さて「白夜行」です。例によってネタバレ注意の文章ですので、ここから先はお好みに応じてお進みください。
「秘密」と同じように、この「白夜行」も、純然たる推理小説というのとは、少し違うようです。もっともこちらは、殺人事件は起きますし、その他いろいろと事件は起こりますが、ストーリーは、その謎を解くという方向には進みません。物語は、二十年近くにわたって展開されます。大阪で起きた殺人事件と、その関係者の謎の死。その事件を二十年にわたって追い続けた刑事の、執念の物語。かと思うと、そうでもありません。たしかに、事件を追っている刑事は、たびたび読者の前に現れますが、この作品はそういう物語ではないのです。

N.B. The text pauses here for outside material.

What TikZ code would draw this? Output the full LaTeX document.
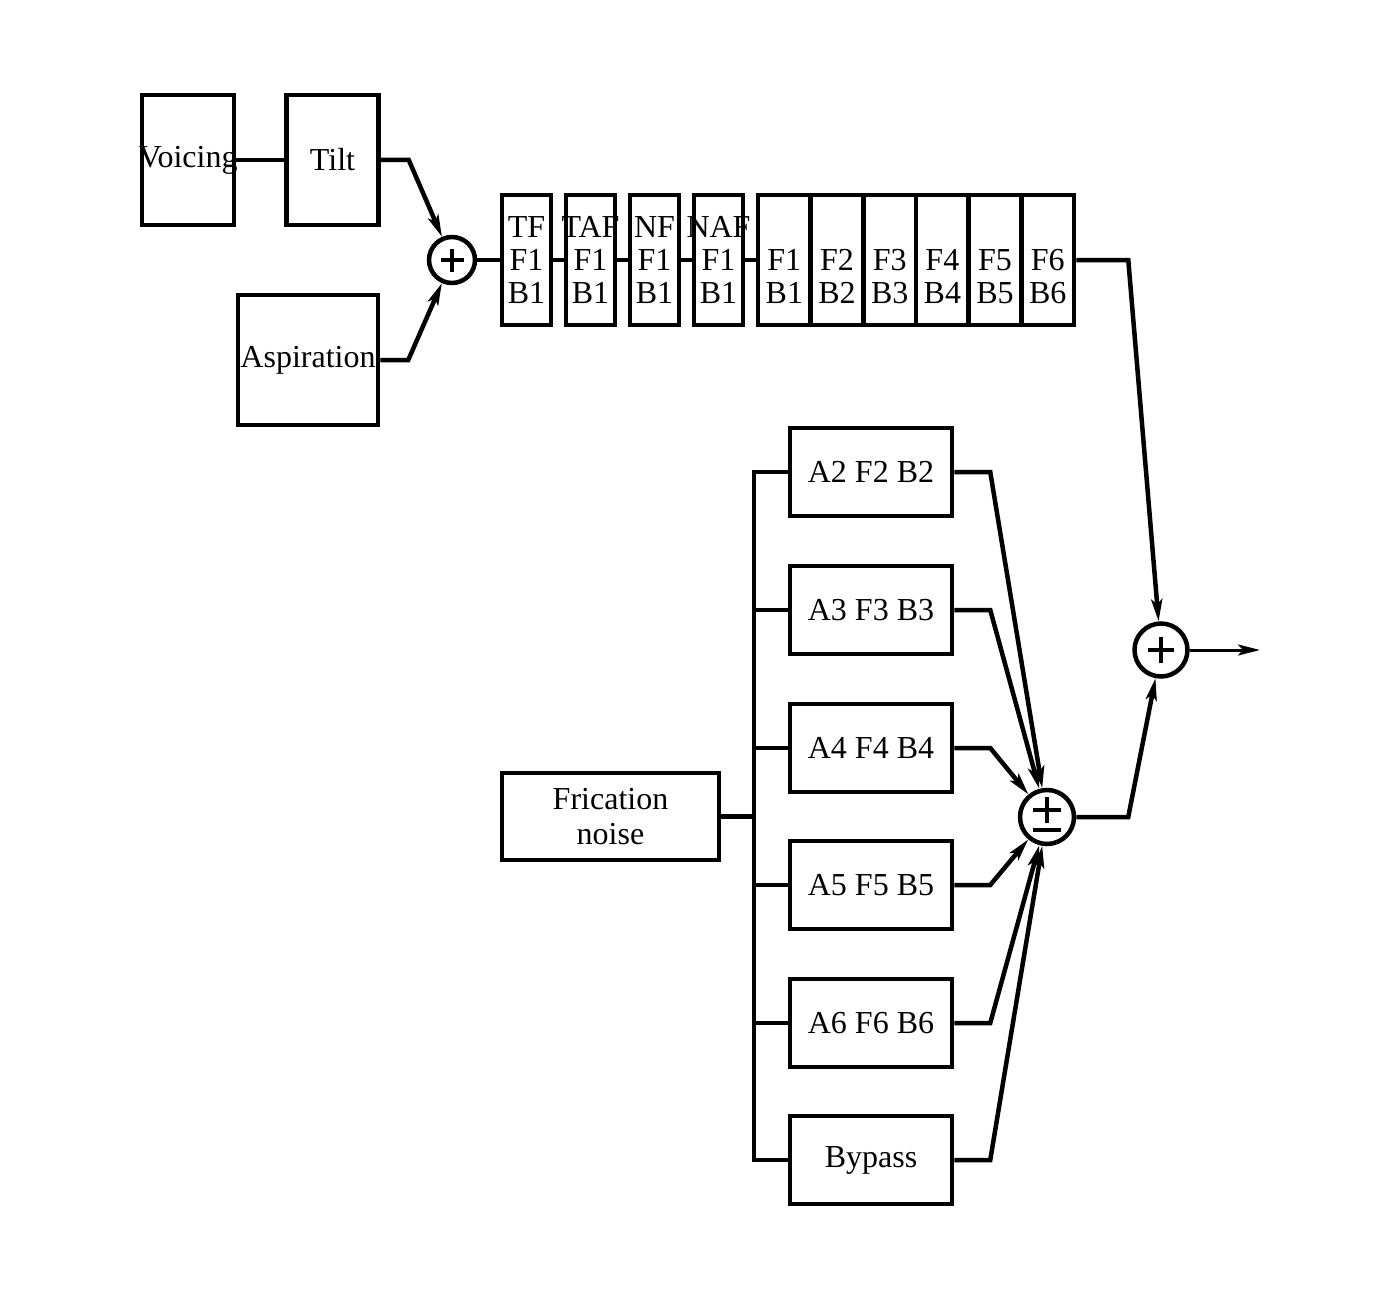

主な二人の登場人物を中心に、その小学生時代から約二十年間のふたりの人生を、ほとんど絡ませることなく、物語は進みます。このふたりが直接顔をあわせるシーンは、作品中にはひとつもありません。ラスト近くになって、目撃者証言という形で、いくつかのシーンが語られますが、それさえも過去にさかのぼって、「そういうことがあったらしい」という程度です。しかし、実際にはこのふたりの人生が、まったく絡んでいないどころか、裏の方でしっかりと絡み合っているのだ、ということが、読み進んでいくうちに、わかってきます。
一方は、明らかに裏道を歩き続けているようです。一方は、一応明るい場所で生活しているように見えますが、どこかに必ず暗い影がつきまとっています。
このふたりの裏側には、いったい何があるのか。それが読者の興味になります。
はっきりいってしまいましょう。最後にすべての謎が解き明かされて、すっきりして終わる、ということはありません。いくつかの謎の真相は、刑事の推理という形で読者に提示されますが、それすらもあくまでも刑事の推理でしかなく、明らかなのもではありません。しかもラストは、はっきりいってすっきりしとは程遠い。ただし、そのすっきりしないという感覚は、この作品全体につきまとっている感覚ですから、この終わらせ方はたぶん正解なんでしょう。この作品を、もしヘタな二時間ドラマなんぞにしてしまうと、ラストの余韻は、たぶんぶち壊されてしまうに違いありません。
なんでそんなことを考えたのかというと、この作品を読みながら「二時間ドラマにしたがるプロデューサーはいるだろうな」と思ったからでした。展開が、できのいい二時間ドラマの展開、という感じがしたのです。ただし、ラストだけは二時間ドラマには向かない。事件がまったく解決しないまま終わってしまっては、二時間ドラマのファンは、たぶん納得してくれないでしょうから。
約二十年間にわたる物語の時代背景が、わたしが育った時代とほぼ同じせいでしょうか、わたしはなかなか面白く読むことができました。